Lucee was unresponsive and my only clue initially was Java Heap Out of Memory.
All was well after restarting Lucee, then about an hour of analyzing resource logs also revealed high CPU from Lucee/Java, the baseline of which is always a mere 1%.
After a few more hours of sleep, then reviewing Apache logs, I figured out it was AI BOTS GONE WILD. I also found I’m by far not the only one affected. Turns out the bots are having a huge global impact due to their use of Amazon AWS.
Then I worked on how best to stop them. Fortunately they’re at least nice enough to identify themselves, but the usual means of robots.txt or Apache config don’t work due to mod_proxy sending the requests to Lucee before those are processed.

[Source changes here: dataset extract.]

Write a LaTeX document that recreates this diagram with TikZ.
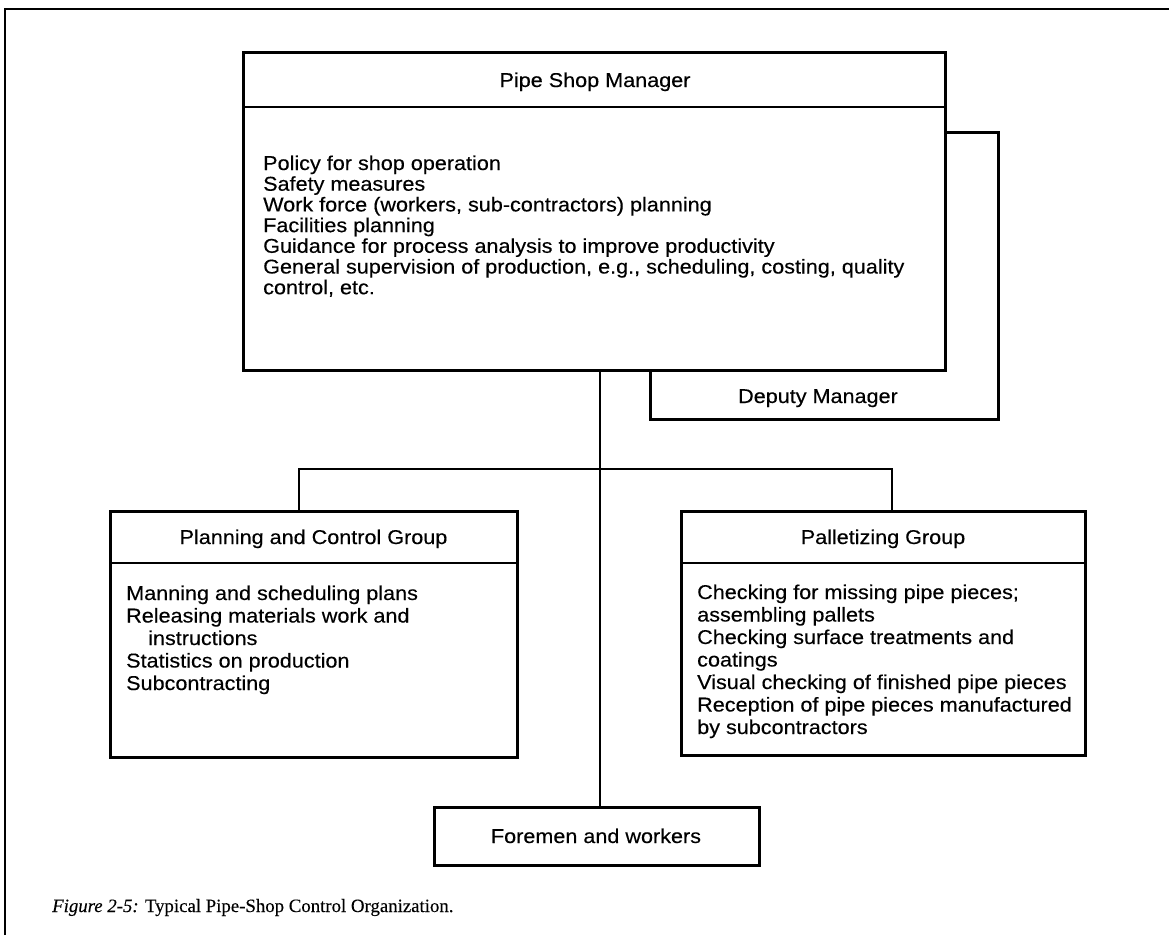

One option could have been for my Lucee apps to deal with it. Not only would that require extra coding, but more importantly even when the bots are blocked, they’re still using Java resources.
mod_security to the rescue! Since I use OWASP CRS, after hours of digging and plenty of frustration, I finally found a simple text file where I appended the list of bots I needed to block:
/etc/apache2/conf.d/modsec_vendor_configs/OWASP3/rules/crawlers-user-agents.data
(location is likely different on non-cPanel servers)
I spent a total of nearly NINE HOURS on this quite aggravating incident and my purpose for posting is to hopefully help others feeling the same pressure to keep their servers and apps running smoothly in the face of the AI invasion!